GUEST POST: Farrugia & Co. has no place in parliament

Published: April 2, 2013 at 10:56pm

Marlene Farrugia

Godfrey Farrugia

The total behavioural and visual absurdity of the joint press conference given by the Health Minister, Godfrey Farrugia, and his partner, the Labour MP Marlene Farrugia, on the subject of the latter’s involvement in the former’s remit, should have stunned any right-thinking person.

But perhaps the extent of the absurdity has obscured what is so fundamentally wrong with it. For behind this couple’s bizarre body language (and their stilted reference to each other as ‘Onorevoli Ministru’ and ‘Doctor Marlene’, which made the whole thing sound like the preamble to a Benny Hill naughty sketch) is an even more bizarre violation of institutional correctness of the highest order.

In typically Labour fashion, Marlene Farrugia’s ‘appointment’ runs roughshod over a crucial element at the heart of the Westminster model, that is the distinction between parliament and government.

Quite simply, the government is made up only of those members of parliament chosen by the prime minister to run it. All the remaining MPs are there to openly scrutinise, support or oppose government as they see fit. What they cannot do is run it.

This distinction is not some quaint English nicety that should be engulfed by the rough waves of our Mediterranean polity. It serves a very good purpose: since parliament is above government, the two cannot be the same.

Incidentally, as the name suggests, parliamentary assistants, like the ones appointed by the previous government, had a parliamentary, not a governmental remit. And, of course, parliamentary secretaries are part of government. So neither of these posts are an issue.

On the contrary, the questions that Marlene Farrugia’s appointment raise start flying off in all directions. Is she part of the government or isn’t she? Under what auspices does parliament scrutinise her words and deeds – as an MP or as a government member?

If a constituent approaches her with a health issue, would she act directly by using her governmental office or would she go through ‘her’ minister, the one she happens to share a bed with?

Which laws and procedures define her political responsibilities, and therefore accountability, to parliament?

This appointment has given birth to a new, dangerously nebulous, creature which lurks on the terra incognita between government and parliament. And the danger lies precisely in its nebulousness. Our parliament is not designed to be a market in which Farrugia & Co. peddle their political wares.

Now it turns out that that this might not be a one-off affair. Another Labour MP, Tony Agius Decelis, has just been appointed ‘consultant’ for the elderly and will be based at the St Vincent de Paul Home. One would expect that there are other Labour MPs who expect to be given a similar appointment. Government benches might soon very well be so in every sense.

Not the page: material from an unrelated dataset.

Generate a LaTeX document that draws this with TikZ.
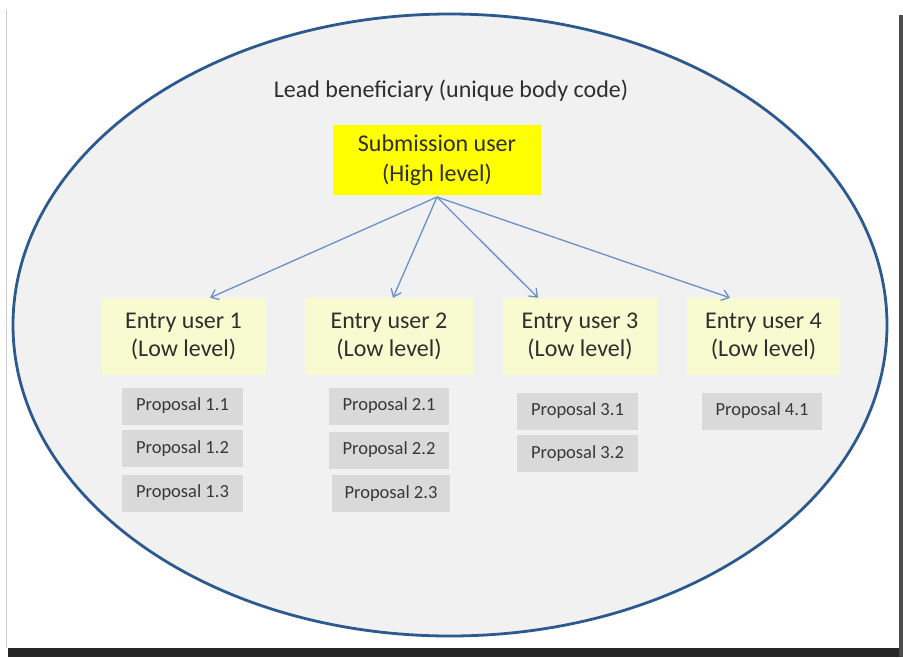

Had this happened in the UK, Italy or Germany, all media hell would have broken loose. But this is post-election Malta. The politically somnambulous – the massive u iva mhux xorta brigade – don’t see what the fuss is all about, staunch Labourites welcome it with glee, sharp switchers nervously turn a blind eye and PN voters are still on a search party for their party.

Yet this is not a minor issue and should not be treated as one. Any infringement on our parliament is worrying, let alone one which calls into question its very raison d’etre, its distinction from government. You have been warned.